** start **

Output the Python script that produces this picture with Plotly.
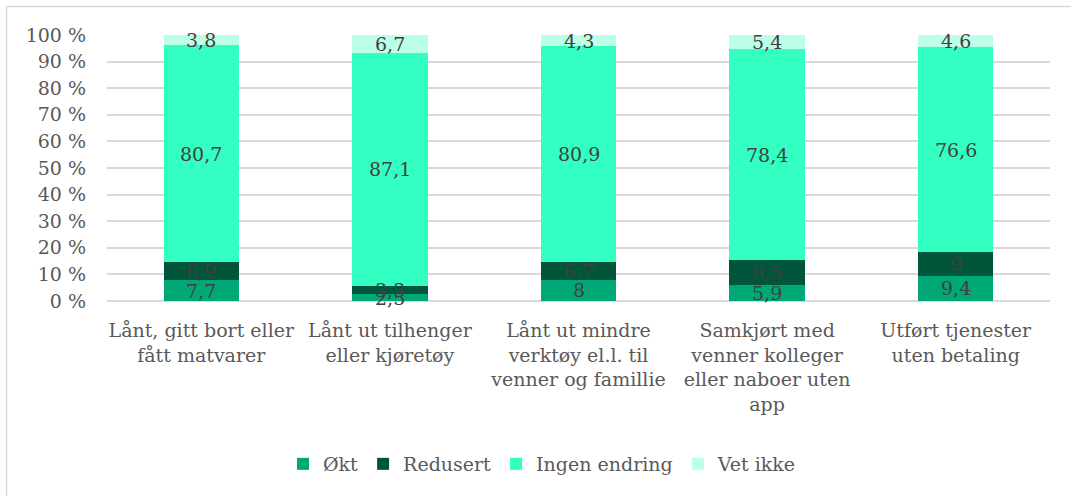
import plotly.graph_objects as go

categories = [
    "Lånt, gitt bort eller<br>fått matvarer",
    "Lånt ut tilhenger<br>eller kjøretøy",
    "Lånt ut mindre<br>verktøy el.l. til<br>venner og famillie",
    "Samkjørt med<br>venner kolleger<br>eller naboer uten<br>app",
    "Utført tjenester<br>uten betaling",
]
okt = [7.7, 2.5, 8, 5.9, 9.4]
redusert = [6.9, 3.3, 6.7, 9.5, 9]
ingen_endring = [80.7, 87.1, 80.9, 78.4, 76.6]
vet_ikke = [3.8, 6.7, 4.3, 5.4, 4.6]

series_names = ["Økt", "Redusert", "Ingen endring", "Vet ikke"]
series_values = [okt, redusert, ingen_endring, vet_ikke]
series_colors = ["#00A878", "#00553A", "#33FFC2", "#BBFFE6"]

ytick_vals = [0, 10, 20, 30, 40, 50, 60, 70, 80, 90, 100]
ytick_text = [f"{v} %" for v in ytick_vals]

FONT = "DejaVu Serif"
FS = 19

def fmt(v):
    return f"{v:g}".replace(".", ",")

fig = go.Figure()
for name, vals, col in zip(series_names, series_values, series_colors):
    fig.add_trace(go.Bar(
        x=categories, y=vals, name=name,
        marker=dict(color=col, line=dict(width=0)),
        hoverinfo="skip",
    ))

# data labels at the centre of each normalised segment
annotations = []
for i, cat in enumerate(categories):
    total = sum(s[i] for s in series_values)
    cum = 0.0
    for vals in series_values:
        v = vals[i]
        mid = (cum + v / 2) / total * 100
        cum += v
        annotations.append(dict(
            x=cat, y=mid, xref="x", yref="y", text=fmt(v), showarrow=False,
            font=dict(family=FONT, size=FS, color="#404040"),
            xanchor="center", yanchor="middle",
        ))

W, H = 1071, 496
L, R, T, B = 107, 21, 35, 195
pw, ph = W - L - R, H - T - B

def px_x(p):
    return (p - L) / pw

def px_y(p):
    return (H - B - p) / ph

fig.update_layout(
    barmode="stack", barnorm="percent", bargap=0.6,
    width=W, height=H,
    margin=dict(l=L, r=R, t=T, b=B),
    paper_bgcolor="white", plot_bgcolor="white",
    font=dict(family=FONT, size=FS, color="#595959"),
    showlegend=True,
    legend=dict(orientation="h", x=px_x(283), xanchor="left", y=px_y(464), yanchor="middle",
                font=dict(family=FONT, size=FS, color="#595959"),
                traceorder="normal", itemwidth=30, tracegroupgap=0),
    xaxis=dict(showgrid=False, showline=False, ticks="",
               tickfont=dict(family=FONT, size=FS, color="#595959"), tickangle=0,
               ticklabelstandoff=16),
    yaxis=dict(range=[0, 100], tickvals=ytick_vals, ticktext=ytick_text,
               showgrid=True, gridcolor="#D9D9D9", gridwidth=1.5,
               zeroline=True, zerolinecolor="#D9D9D9", zerolinewidth=1.5,
               showline=False, ticks="", ticklabelstandoff=20,
               tickfont=dict(family=FONT, size=FS, color="#595959")),
    annotations=annotations,
    shapes=[
        dict(type="line", xref="paper", yref="paper", x0=px_x(6.5), x1=px_x(1100), y0=px_y(6.5), y1=px_y(6.5),
             line=dict(color="#D9D9D9", width=1.5)),
        dict(type="line", xref="paper", yref="paper", x0=px_x(6.5), x1=px_x(6.5), y0=px_y(6.5), y1=px_y(520),
             line=dict(color="#D9D9D9", width=1.5)),
    ],
)

fig.write_html("out.html", config={"displayModeBar": False},
               post_script="document.body.style.margin='0px';")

** end **

*GIVEN TASK:* Repeat only what lies between the start of the data and the end of the line containing "return (H - B - p) / ph", exactly, with pictures left out.

*OUTPUT FOR THIS EXERCISE:*
Output the Python script that produces this picture with Plotly.
import plotly.graph_objects as go

categories = [
    "Lånt, gitt bort eller<br>fått matvarer",
    "Lånt ut tilhenger<br>eller kjøretøy",
    "Lånt ut mindre<br>verktøy el.l. til<br>venner og famillie",
    "Samkjørt med<br>venner kolleger<br>eller naboer uten<br>app",
    "Utført tjenester<br>uten betaling",
]
okt = [7.7, 2.5, 8, 5.9, 9.4]
redusert = [6.9, 3.3, 6.7, 9.5, 9]
ingen_endring = [80.7, 87.1, 80.9, 78.4, 76.6]
vet_ikke = [3.8, 6.7, 4.3, 5.4, 4.6]

series_names = ["Økt", "Redusert", "Ingen endring", "Vet ikke"]
series_values = [okt, redusert, ingen_endring, vet_ikke]
series_colors = ["#00A878", "#00553A", "#33FFC2", "#BBFFE6"]

ytick_vals = [0, 10, 20, 30, 40, 50, 60, 70, 80, 90, 100]
ytick_text = [f"{v} %" for v in ytick_vals]

FONT = "DejaVu Serif"
FS = 19

def fmt(v):
    return f"{v:g}".replace(".", ",")

fig = go.Figure()
for name, vals, col in zip(series_names, series_values, series_colors):
    fig.add_trace(go.Bar(
        x=categories, y=vals, name=name,
        marker=dict(color=col, line=dict(width=0)),
        hoverinfo="skip",
    ))

# data labels at the centre of each normalised segment
annotations = []
for i, cat in enumerate(categories):
    total = sum(s[i] for s in series_values)
    cum = 0.0
    for vals in series_values:
        v = vals[i]
        mid = (cum + v / 2) / total * 100
        cum += v
        annotations.append(dict(
            x=cat, y=mid, xref="x", yref="y", text=fmt(v), showarrow=False,
            font=dict(family=FONT, size=FS, color="#404040"),
            xanchor="center", yanchor="middle",
        ))

W, H = 1071, 496
L, R, T, B = 107, 21, 35, 195
pw, ph = W - L - R, H - T - B

def px_x(p):
    return (p - L) / pw

def px_y(p):
    return (H - B - p) / ph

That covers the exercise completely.